How do you find the z score? This question is often asked by students and professionals alike, especially in fields that require a solid understanding of statistics. The z score, also known as the standard score, is a measure of how many standard deviations a data point is from the mean of a distribution. In this article, we will explore the concept of z scores and provide a step-by-step guide on how to calculate them.
Z scores are crucial in understanding the relative position of a data point within a dataset. They help us determine whether a particular value is above or below the average and by how much. By converting data into z scores, we can compare different datasets with varying means and standard deviations more effectively.
To find the z score of a data point, you need to follow these steps:
1. Calculate the mean (μ) of the dataset.
2. Calculate the standard deviation (σ) of the dataset.
3. Subtract the mean from the data point you want to find the z score for.
4. Divide the result by the standard deviation.
The formula for calculating the z score is:
Z = (X – μ) / σ
Where:
– X is the data point for which you want to find the z score.
– μ is the mean of the dataset.
– σ is the standard deviation of the dataset.
Let’s consider an example to illustrate the process:
Suppose you have a dataset of test scores with a mean of 70 and a standard deviation of 10. You want to find the z score for a test score of 85.
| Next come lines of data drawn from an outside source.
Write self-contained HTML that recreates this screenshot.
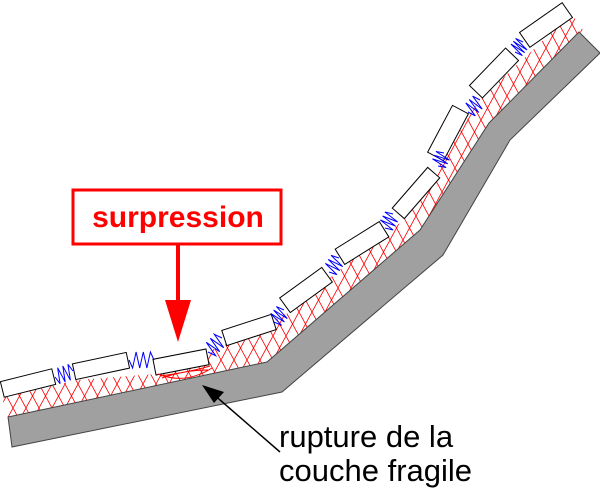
<!DOCTYPE html>
<html><head><meta charset="utf-8"><style>
html,body{margin:0;padding:0;background:#fff;}
svg{display:block;}
</style></head><body>
<svg id="s" width="600" height="488" viewBox="0 0 600 488" xmlns="http://www.w3.org/2000/svg">
<defs>
<pattern id="hx" width="13" height="24" patternUnits="userSpaceOnUse">
<path d="M0,0 L13,24 M13,0 L0,24" stroke="#f00" stroke-width="0.8" fill="none"/>
</pattern>
<clipPath id="bandclip"><polygon points="2,398 77,380 156,374 226,344 290,312 343,267 405,219 443,159 480,99 533,50 571,13 583,30 489,123 420,230 267,362 8,417"/></clipPath>
</defs>
<rect x="0" y="0" width="600" height="488" fill="url(#hx)" clip-path="url(#bandclip)"/>
<polygon points="8,417 267,362 420,230 489,123 579,32 600,53 510,140 443,255 282,392 12,447" fill="#a0a0a0" stroke="#444" stroke-width="1"/>
<g id="tiles"></g>
<g id="springs" stroke="#00f" stroke-width="1" fill="none"></g>
<path d="M158,374 Q185,385 212,368 M160,376 Q190,372 210,366 M162,378 Q185,370 208,370" stroke="#f00" stroke-width="1" fill="none"/>
<rect x="73" y="190" width="208" height="54" fill="#fff" stroke="#f00" stroke-width="3"/>
<text x="178" y="227" text-anchor="middle" font-family="Liberation Sans, sans-serif" font-weight="bold" font-size="30" fill="#f00">surpression</text>
<line x1="178" y1="245" x2="178" y2="305" stroke="#f00" stroke-width="4"/>
<polygon points="165,300 191,300 178,342" fill="#f00"/>
<line x1="280" y1="452" x2="212" y2="393" stroke="#000" stroke-width="1.5"/>
<polygon points="202,385 224,392 214,403" fill="#000"/>
<text x="279" y="447" font-family="Liberation Sans, sans-serif" font-size="31" fill="#000">rupture de la</text>
<text x="279" y="481" font-family="Liberation Sans, sans-serif" font-size="31" fill="#000">couche fragile</text>
</svg>
<script>
var NS="http://www.w3.org/2000/svg";
var tiles=[[28,383,-14,53,16],[101,366,-12,55,16],[181,362,-11,54,16],[249,330,-18,52,16],[306,290,-36,52,18],[362,243,-32,52,18],[416,193,-49,54,16],[448,133,-62,53,18],[494,73,-46,52,18],[546,25,-35,52,18]];
var g=document.getElementById("tiles");
tiles.forEach(function(t){var r=document.createElementNS(NS,"rect");r.setAttribute("x",-t[3]/2);r.setAttribute("y",-t[4]/2);r.setAttribute("width",t[3]);r.setAttribute("height",t[4]);r.setAttribute("fill","#fff");r.setAttribute("stroke","#000");r.setAttribute("stroke-width","1");r.setAttribute("transform","translate("+t[0]+","+t[1]+") rotate("+t[2]+")");g.appendChild(r);});
var sp=[[55,377,73,371],[129,360,154,360],[208,352,222,338],[274,322,284,310],[329,272,339,258],[385,228,393,214],[438,166,444,153],[468,112,480,100],[515,52,523,42]];
var sg=document.getElementById("springs");
sp.forEach(function(s){var dx=s[2]-s[0],dy=s[3]-s[1],L=Math.hypot(dx,dy),nx=-dy/L,ny=dx/L,n=7,pts=[];for(var i=0;i<=n;i++){var f=i/n,a=(i==0||i==n)?0:(i%2?8:-8);pts.push((s[0]+dx*f+nx*a).toFixed(1)+","+(s[1]+dy*f+ny*a).toFixed(1));}var p=document.createElementNS(NS,"polyline");p.setAttribute("points",pts.join(" "));sg.appendChild(p);});
</script>
</body></html>
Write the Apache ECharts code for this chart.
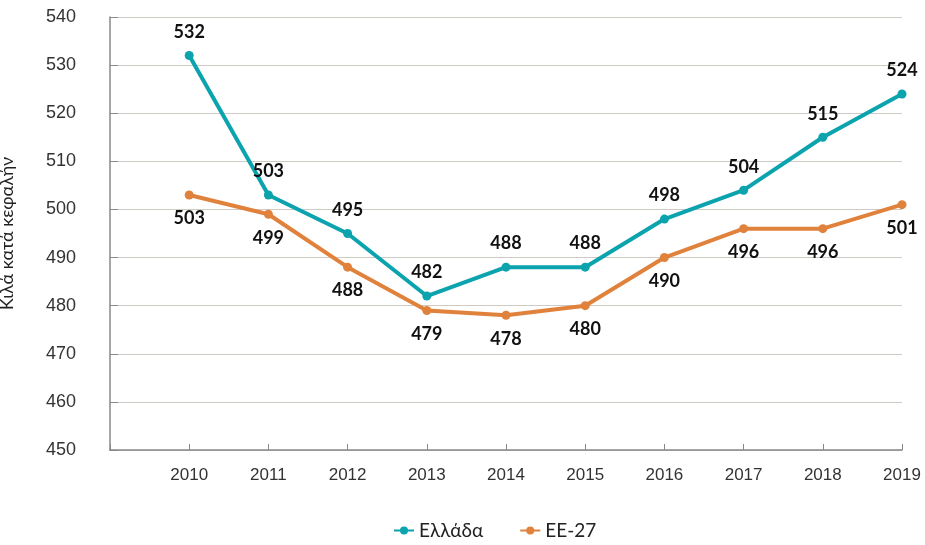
<!DOCTYPE html>
<html>
<head>
<meta charset="utf-8">
<script src="https://cdn.jsdelivr.net/npm/echarts@6/dist/echarts.min.js"></script>
<style>
  html, body { margin: 0; padding: 0; background: #fff; }
  #chart { width: 925px; height: 545px; }
</style>
</head>
<body>
<div id="chart"></div>
<script>
// κατηγορίες (η πρώτη κενή για το κενό αριστερά)
var years = ['', '2010', '2011', '2012', '2013', '2014', '2015', '2016', '2017', '2018', '2019'];
var greece = ['-', 532, 503, 495, 482, 488, 488, 498, 504, 515, 524];
var eu27 = ['-', 503, 499, 488, 479, 478, 480, 490, 496, 496, 501];

var myChart = echarts.init(document.getElementById('chart'));

var labelFont = {
    show: true,
    color: '#111',
    fontSize: 18,
    fontWeight: 'bold',
    fontFamily: 'Lato',
    distance: 10
};

var option = {
    animation: false,
    grid: {
        left: 110,
        right: 23,
        top: 17,
        bottom: 95,
        outerBoundsMode: 'none'
    },
    legend: {
        bottom: 0,
        left: 388,
        itemWidth: 20,
        itemHeight: 10,
        itemGap: 36,
        textStyle: { fontFamily: 'Lato', fontSize: 19, color: '#222' },
        data: ['Ελλάδα', 'ΕΕ-27']
    },
    xAxis: {
        type: 'category',
        data: years,
        boundaryGap: false,
        axisLine: { lineStyle: { color: '#888', width: 1.5 } },
        axisTick: { inside: true, length: 6, lineStyle: { color: '#888' } },
        axisLabel: { color: '#333', fontSize: 17, fontFamily: 'Liberation Sans', margin: 17 },
        splitLine: { show: false }
    },
    yAxis: {
        type: 'value',
        min: 450,
        max: 540,
        interval: 10,
        name: 'Κιλά κατά κεφαλήν',
        nameLocation: 'middle',
        nameGap: 94,
        nameTextStyle: { fontFamily: 'Lato', fontSize: 18, color: '#222' },
        axisLine: { show: true, lineStyle: { color: '#888', width: 1.5 } },
        axisTick: { show: true, inside: true, length: 8, lineStyle: { color: '#888' } },
        axisLabel: { color: '#333', fontSize: 18, fontFamily: 'Liberation Sans', margin: 34 },
        splitLine: { lineStyle: { color: '#cfcac4', width: 1 } }
    },
    series: [
        {
            name: 'Ελλάδα',
            type: 'line',
            data: greece,
            color: '#0ba3ad',
            symbol: 'circle',
            symbolSize: 9,
            lineStyle: { width: 4 },
            label: Object.assign({ position: 'top' }, labelFont)
        },
        {
            name: 'ΕΕ-27',
            type: 'line',
            data: eu27,
            color: '#e0823c',
            symbol: 'circle',
            symbolSize: 9,
            lineStyle: { width: 4 },
            label: Object.assign({ position: 'bottom' }, labelFont)
        }
    ]
};

myChart.setOption(option);
</script>
</body>
</html>
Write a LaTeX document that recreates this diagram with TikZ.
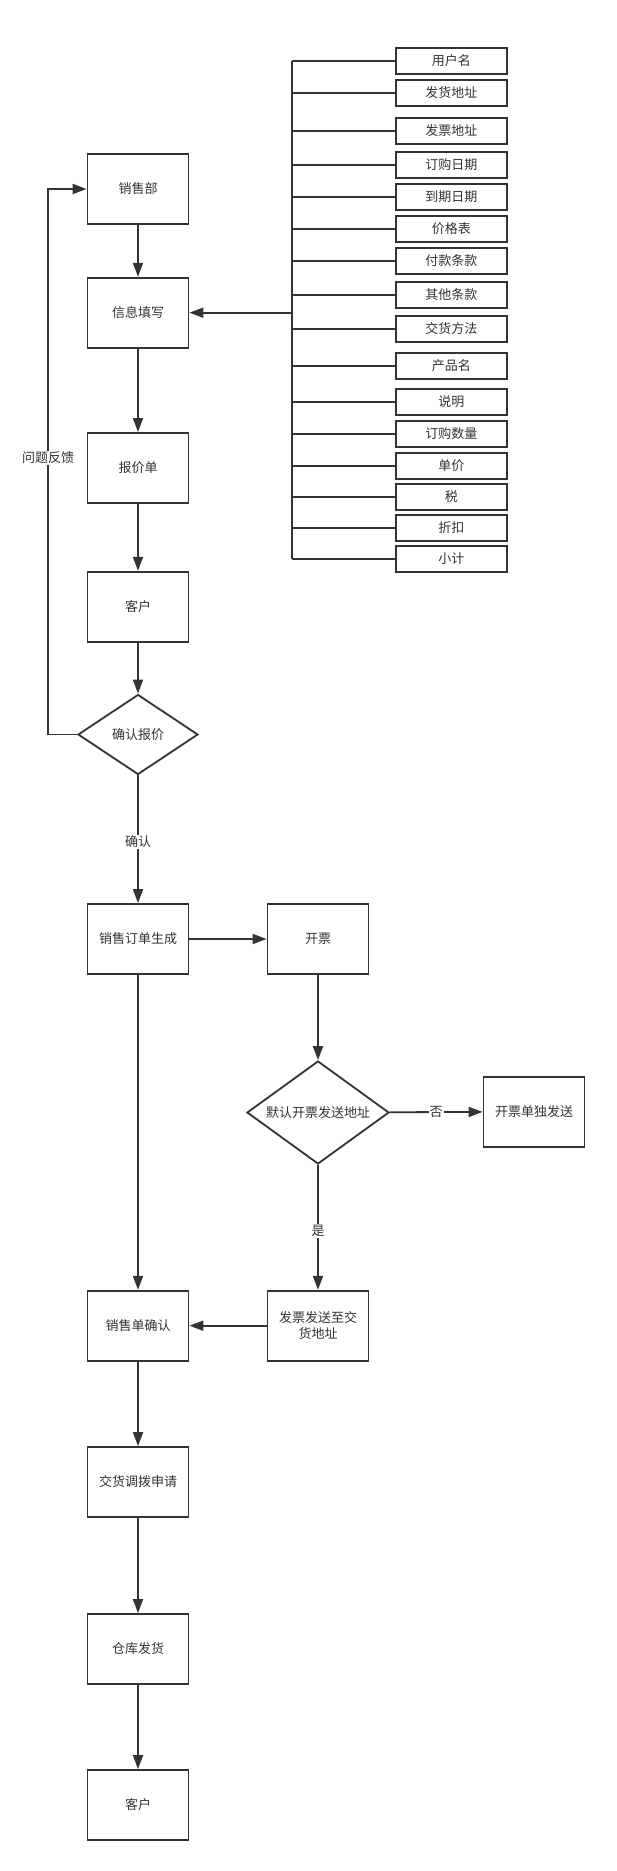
\documentclass[tikz,border=0pt]{standalone}
\usepackage{fontspec}
\newfontfamily\cjk{Noto Sans CJK SC}
\usetikzlibrary{arrows.meta,shapes.geometric}
\definecolor{ink}{HTML}{333333}
\tikzset{
  base/.style={draw=ink, line width=1.8pt, text=ink, font=\cjk\fontsize{13}{16}\selectfont, fill=white, inner sep=0pt},
  box/.style={base, rectangle, minimum width=101pt, minimum height=70pt, align=center},
  small/.style={base, rectangle, minimum width=111pt, minimum height=26pt},
  dia/.style={base, diamond, aspect=1.4},
  conn/.style={draw=ink, line width=1.8pt},
  arr/.style={conn, -{Triangle[length=14pt,width=10pt]}},
  lbl/.style={fill=white, text=ink, font=\cjk\fontsize{13}{16}\selectfont, inner sep=1pt}
}
\begin{document}
\begin{tikzpicture}[x=1pt,y=-1pt]
\useasboundingbox (0,0) rectangle (616,1871);
% left column
\node[box] (xsb) at (138,189) {销售部};
\node[box] (info) at (138,312.7) {信息填写};
\node[box] (quote) at (138,468) {报价单};
\node[box] (cust1) at (138,606.7) {客户};
\node[dia, minimum width=120pt, minimum height=80pt] (conf) at (138,734.5) {确认报价};
\node[box] (order) at (138,939) {销售订单生成};
\node[box] (inv) at (318,939) {开票};
\node[dia, minimum width=142pt, minimum height=103pt] (def) at (318,1112.5) {默认开票发送地址};
\node[box] (sep) at (534,1111.7) {开票单独发送};
\node[box] (send) at (318,1325.7) {发票发送至交\\货地址};
\node[box] (ocnf) at (138,1325.7) {销售单确认};
\node[box] (req) at (138,1482) {交货调拨申请};
\node[box] (wh) at (138,1649) {仓库发货};
\node[box] (cust2) at (138,1805) {客户};
% right list
\coordinate (busx) at (292,0);
\node[small] (r1) at (451.3,60.7) {用户名};
\node[small] (r2) at (451.3,92.7) {发货地址};
\node[small] (r3) at (451.3,130.7) {发票地址};
\node[small] (r4) at (451.3,165) {订购日期};
\node[small] (r5) at (451.3,196.7) {到期日期};
\node[small] (r6) at (451.3,228.7) {价格表};
\node[small] (r7) at (451.3,260.7) {付款条款};
\node[small] (r8) at (451.3,294.7) {其他条款};
\node[small] (r9) at (451.3,329) {交货方法};
\node[small] (r10) at (451.3,365.7) {产品名};
\node[small] (r11) at (451.3,402) {说明};
\node[small] (r12) at (451.3,434) {订购数量};
\node[small] (r13) at (451.3,466) {单价};
\node[small] (r14) at (451.3,496.7) {税};
\node[small] (r15) at (451.3,528) {折扣};
\node[small] (r16) at (451.3,559) {小计};
\draw[conn] (r1.west -| busx) -- (r16.west -| busx);
\foreach \i in {1,...,16} {\draw[conn] (r\i.west) -- (r\i.west -| busx);}
\draw[arr] (info.east -| busx) -- (info.east);
% main flow
\draw[arr] (xsb) -- (info);
\draw[arr] (info) -- (quote);
\draw[arr] (quote) -- (cust1);
\draw[arr] (cust1) -- (conf);
\draw[arr] (conf) -- node[lbl, pos=0.52] (lconf) {确认} (order);
\coordinate (fb) at (48,734.5);
\draw[arr] (conf.west) -- (fb) |- (xsb.west);
\node[lbl] (lfb) at (48,457.7) {问题反馈};
\draw[arr] (order) -- (inv);
\draw[arr] (inv) -- (def);
\draw[arr] (def) -- node[lbl, pos=0.5] (lno) {否} (sep);
\draw[arr] (def) -- node[lbl, pos=0.53] (lyes) {是} (send);
\draw[arr] (send) -- (ocnf);
\draw[arr] (order) -- (ocnf);
\draw[arr] (ocnf) -- (req);
\draw[arr] (req) -- (wh);
\draw[arr] (wh) -- (cust2);
\end{tikzpicture}
\end{document}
1. Calculate the mean (μ): μ = 70
2. Calculate the standard deviation (σ): σ = 10
3. Subtract the mean from the data point: X – μ = 85 – 70 = 15
4. Divide the result by the standard deviation: Z = 15 / 10 = 1.5
The z score for a test score of 85 in this dataset is 1.5. This means that the score is 1.5 standard deviations above the mean.
In conclusion, finding the z score is a straightforward process that involves calculating the mean and standard deviation of a dataset and then applying the z score formula. Understanding z scores can help you analyze and interpret data more effectively, making it an essential skill in various fields.